A very charismatic dame. Photo: picture alliance/dpa/picture alliance via Getty Images

One incredible thing about the stuck-boat saga, at least to my mind, is that it simply refuses to end. I mean, even two weeks after the moon freed the Ever Given from her inconvenient position — lodged diagonally across the Suez Canal, blocking traffic in both directions for six days and threatening to bring global commerce to its knees — she has managed to maintain her place in the news cycle, and also in Egypt more generally. Apparently, the Suez Canal Authority has declined to release the Ever Given to its owners, an impulse I can understand. She’s a very charismatic ship, after all! But the official reasoning may have less to do with the allure of the Ever Given herself, and more to do with finances. According to The Wall Street Journal, Egypt plans to hold the vessel pending reimbursement for all the work to free her, plus lost transit fees.

“The vessel will remain here until investigations are complete and compensation is paid,” Canal Authority chairman Osama Rabie reportedly told state media on Thursday. He added that they “hope for a speedy agreement,” and promised that “the minute they agree to compensation, the vessel will be allowed to move.”

Just how much money are we talking here? According to the Journal, Rabie didn’t name a number in that announcement, but the week before, he’d tallied the tab at $1 billion. That sum would potentially cover the cost of all the labor and the dredging and the tug-boating and possibly also the crafting of sizzle reels (?), plus lost income from tolls on container ships navigating the canal, along with other assorted expenses.
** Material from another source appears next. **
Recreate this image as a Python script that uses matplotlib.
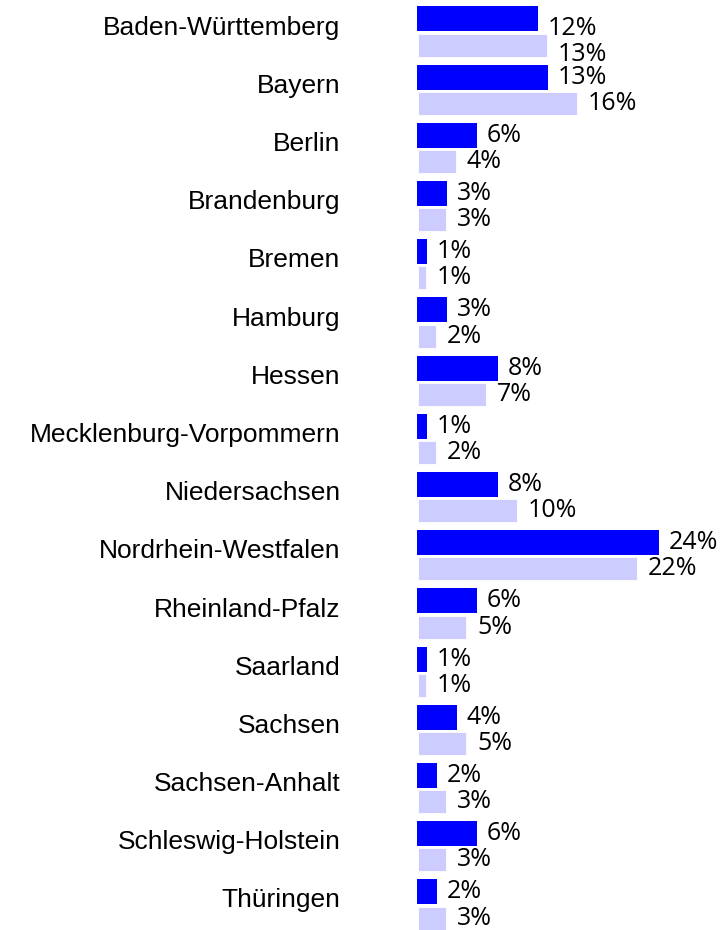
import numpy as np
import matplotlib
matplotlib.use('Agg')
import matplotlib.pyplot as plt

# Anteile je Bundesland (%)
states = ['Baden-Württemberg', 'Bayern', 'Berlin', 'Brandenburg', 'Bremen',
          'Hamburg', 'Hessen', 'Mecklenburg-Vorpommern', 'Niedersachsen',
          'Nordrhein-Westfalen', 'Rheinland-Pfalz', 'Saarland', 'Sachsen',
          'Sachsen-Anhalt', 'Schleswig-Holstein', 'Thüringen']
series_a = [12, 13, 6, 3, 1, 3, 8, 1, 8, 24, 6, 1, 4, 2, 6, 2]
series_b = [13, 16, 4, 3, 1, 2, 7, 2, 10, 22, 5, 1, 5, 3, 3, 3]

dark = '#0000FF'
light = '#CCCCFF'

fig = plt.figure(figsize=(7.23, 9.30), dpi=100)
ax = fig.add_axes([417 / 723, 0, 302 / 723, 1])

idx = np.arange(len(states))
h = 0.43
off = 0.225

r2 = ax.barh(idx + off, series_b, h, color=light, edgecolor='white',
             linewidth=2, zorder=2)
r1 = ax.barh(idx - off, series_a, h, color=dark, linewidth=0, zorder=3)

ax.set_xlim(0, 30)
ax.set_ylim(15.43, -0.55)

ax.set_yticks(idx - 0.12)
ax.set_yticklabels(states, fontsize=19, family='Liberation Sans')
ax.tick_params(axis='y', length=0, pad=55)
ax.tick_params(axis='x', bottom=False, labelbottom=False)
for s in ax.spines.values():
    s.set_visible(False)

for rects, vals in ((r1, series_a), (r2, series_b)):
    anns = ax.bar_label(rects, labels=['{}%'.format(v) for v in vals],
                        padding=7, fontsize=18, family='Open Sans')
    # erste Zeile sitzt im Original etwas tiefer
    anns[0].xyann = (7, -7)

fig.savefig('out.png', dpi=100)
plt.close('all')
The Ever Given calamity reportedly blocked hundreds of vessels from using the shipping corridor, amounting to as much as $95 million in missed transit fees, per the Journal.

But Ryu Murakoshi — a spokesperson for Shoei Kisen Kaisha Ltd., the Japanese company that owns the Ever Given — said that, while “it is true we are in the middle of negotiations with them,” the Canal Authority hadn’t provided a formal quote. On April 1, Shoei Kisen Kaisha filed a case for limited liability in London’s High Court, implicating Evergreen Marine Corp., which charters the ship and maintains that it “is free of responsibility from cargo delays” and that damages “will be covered by insurance.”

Anyway, if you were wondering where the Ever Given is in all of this, she’s … still in the Suez. “The ship, its cargo, and a 25-person crew of Indian sailors remain at anchor in Egypt’s Great Bitter Lake, a body of water that separates two sections of the canal,” the Journal notes. Earlier this month, the general secretary of the National Union of Seafarers of India told Insider that the crew is “safe” and still being paid. Unfortunately, though, unions fear the sailors may be trapped until a resolution is reached, which seems like it could take a while. Rest assured, we will continue to keep close tabs on this never-ending story as it unfolds.